Ask how they handle cybersecurity. You do not need a dramatic pitch about worst-case scenarios. You need to know whether the provider has a practical approach to endpoint protection, patching, access controls, email security, backup resilience, and user risk. For many SMBs, basic security discipline matters more than flashy tools.
Ask about reporting and account management. Will you get regular reviews of system health, recurring issues, and recommended improvements, or will the relationship be limited to support tickets? Ongoing reviews help turn IT from a cost center into a managed business function.
Ask who you will actually deal with. A polished sales process does not mean much if support later feels inconsistent or impersonal. You want confidence that the team handling your environment can communicate clearly and follow through.

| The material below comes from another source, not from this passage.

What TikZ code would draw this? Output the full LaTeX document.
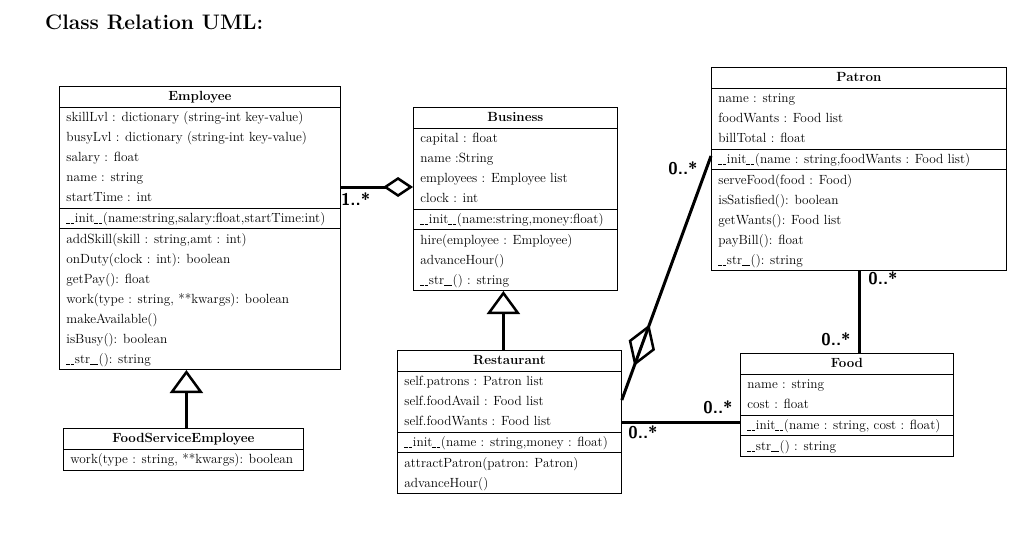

Red flags that should slow your decision
Some warning signs are obvious, such as unclear pricing or poor communication. Others show up in the fine print or in the way a provider frames their service.
Be cautious if everything sounds standardized to the point of being generic. Good managed IT support should be structured, but it should also reflect your size, systems, risk profile, and growth plans. A one-size-fits-all plan may be easy to sell, yet not especially helpful.
Be wary of providers that focus almost entirely on tools. Software matters, but tools alone do not create reliability. Process, accountability, documentation, and support discipline are what keep issues from repeating.
You should also be careful with contracts that are difficult to exit or difficult to understand. Long-term agreements are not necessarily bad, especially if they support investment in your environment, but you should know what happens if service levels slip or your needs change.
Price matters, but value matters more
It is reasonable to compare costs, especially for recurring IT services. Still, the cheapest option is often not the lowest-cost outcome. If poor support leads to downtime, unresolved issues, security gaps, or delayed projects, the business pays elsewhere.
A better way to evaluate price is to ask what risk and workload the provider is removing from your team. If they are reducing interruptions, improving visibility, managing vendors, strengthening security, and helping you plan future changes, that value extends well beyond ticket resolution.
At the same time, expensive does not automatically mean better. Some businesses are sold broad packages loaded with features they do not need. The right fit is a service plan aligned to your environment, your risk level, and your growth stage.
Why local understanding can still matter
Remote support has improved significantly, and many issues can be resolved without an onsite visit. Even so, local service still has practical value, especially when your business needs hands-on assistance, urgent hardware help, network troubleshooting, or support during office moves and upgrades.
For businesses in Auckland, that local presence can make support feel more accountable and more connected to how the business runs day to day. A provider with regional experience may also better understand the needs of local SMBs that want fast, practical solutions rather than layers of process.
The best choice is usually the clearest one
A strong provider should make your IT environment easier to understand, easier to manage, and less likely to disrupt the business. That means clear recommendations, reliable support, honest scope, and a service model built around continuity rather than constant firefighting.
If you are comparing options, look for the provider that speaks plainly, asks smart questions about your operations, and shows how their support will work in the real world. Businesses do not need more technology for its own sake. They need solutions that work, delivered by a partner who treats reliability, security, and responsiveness as part of your business success, not just another support contract.